FrontRow: The room your piece is installed in is very important to the work in so far as it creates a kind of theatrical setting for the art and interplays with the exterior of the museum – the street – through the large front window. Did you choose that room specifically?

Diana Al-Hadid: It’s been the room they have been using, and they suggested it. It is nice to have a limitation. It gives me some parameters. I liked that it was its own space. I’m a little greedy about that stuff sometimes. It depends what’s there. It is nice to have clean sightlines, especially on this piece. On all my pieces you see through them. Unlike the [Tony] Cragg pieces [on view in the neighboring gallery at the Nasher] they are not discrete, whole objects. So I’m fussing over those little sightlines pretty manically. So it is nice to be alone in that room.

FR: You’re work also works with the architecture of Renzo Piano’s space and its own references to classical architecture: columns and arches. Did you have the building in mind as you conceived of and executed this piece?

DA: It was that and the arch. I don’t think there are columns in there, but the arch is nice because it does feel like a stage.

FR: You’re work is very architectural in terms of structure, but then it also contains references to historical objects and periods and there’s a sense of fantasy as well. For this piece, did you start with a preconceived image or a something specific? Where is your launching point?

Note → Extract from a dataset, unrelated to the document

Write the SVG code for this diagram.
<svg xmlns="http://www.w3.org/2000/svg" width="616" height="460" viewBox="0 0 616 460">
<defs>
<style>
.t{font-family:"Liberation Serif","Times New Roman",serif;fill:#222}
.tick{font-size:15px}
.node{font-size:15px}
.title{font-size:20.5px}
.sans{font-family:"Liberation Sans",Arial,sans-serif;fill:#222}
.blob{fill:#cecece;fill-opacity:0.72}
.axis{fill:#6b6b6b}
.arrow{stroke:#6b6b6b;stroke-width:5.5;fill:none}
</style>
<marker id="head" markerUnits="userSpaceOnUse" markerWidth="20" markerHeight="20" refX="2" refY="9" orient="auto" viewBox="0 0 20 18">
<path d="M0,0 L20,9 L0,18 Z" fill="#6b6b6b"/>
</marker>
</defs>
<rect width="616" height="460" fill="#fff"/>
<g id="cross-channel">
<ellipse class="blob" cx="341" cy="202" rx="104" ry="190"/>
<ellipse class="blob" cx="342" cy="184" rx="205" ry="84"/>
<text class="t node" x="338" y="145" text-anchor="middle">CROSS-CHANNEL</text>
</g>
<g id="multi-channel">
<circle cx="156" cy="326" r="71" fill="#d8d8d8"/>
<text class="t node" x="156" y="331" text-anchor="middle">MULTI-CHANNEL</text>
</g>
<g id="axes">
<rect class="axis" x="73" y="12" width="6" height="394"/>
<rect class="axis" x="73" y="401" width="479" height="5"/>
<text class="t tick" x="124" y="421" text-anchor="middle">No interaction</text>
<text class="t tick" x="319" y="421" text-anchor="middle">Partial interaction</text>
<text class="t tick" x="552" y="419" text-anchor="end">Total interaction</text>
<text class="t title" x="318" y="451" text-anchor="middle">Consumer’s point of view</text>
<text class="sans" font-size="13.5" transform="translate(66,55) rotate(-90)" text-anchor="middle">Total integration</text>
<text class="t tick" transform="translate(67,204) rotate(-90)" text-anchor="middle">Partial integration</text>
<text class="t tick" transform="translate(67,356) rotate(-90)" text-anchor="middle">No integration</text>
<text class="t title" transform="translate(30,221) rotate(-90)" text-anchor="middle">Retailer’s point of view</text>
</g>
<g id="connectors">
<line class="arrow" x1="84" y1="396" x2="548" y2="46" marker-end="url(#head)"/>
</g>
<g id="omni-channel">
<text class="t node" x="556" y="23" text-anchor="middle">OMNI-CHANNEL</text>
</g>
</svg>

DA: I really start with what I know for sure I want to address. I knew for sure I wanted to those columns on those pedestals, and I wanted the pedestals to be hard corners. And I knew for sure that I wanted to have water be an incisive instrument, to cut through. I know I wanted these horizontals to be the base. In the past I have used some strings and things like that. I think the work that you are answering to was from four or five years ago. I think my work now – if I had to think about the difference – it is more influenced by painting, maybe. It is a little bit more about – I don’t know what it is about – but there is a lot more figuration. Every piece takes a start or there’s a catalyst from the previous one. I learn something from the previous one. With my last piece I learned how to make these puddles and to focus on a horizontal plane and to think about perspective – forced perspective. So I was playing with some of those tricks there. But I think what is pretty typical anyway is that point of view in my sculptures change pretty radically from front to back. I try to play with the space, feeling much deeper and then much flatter from another side. So I’m playing with the kind – I don’t want to say illusion – but maybe it is like illusion.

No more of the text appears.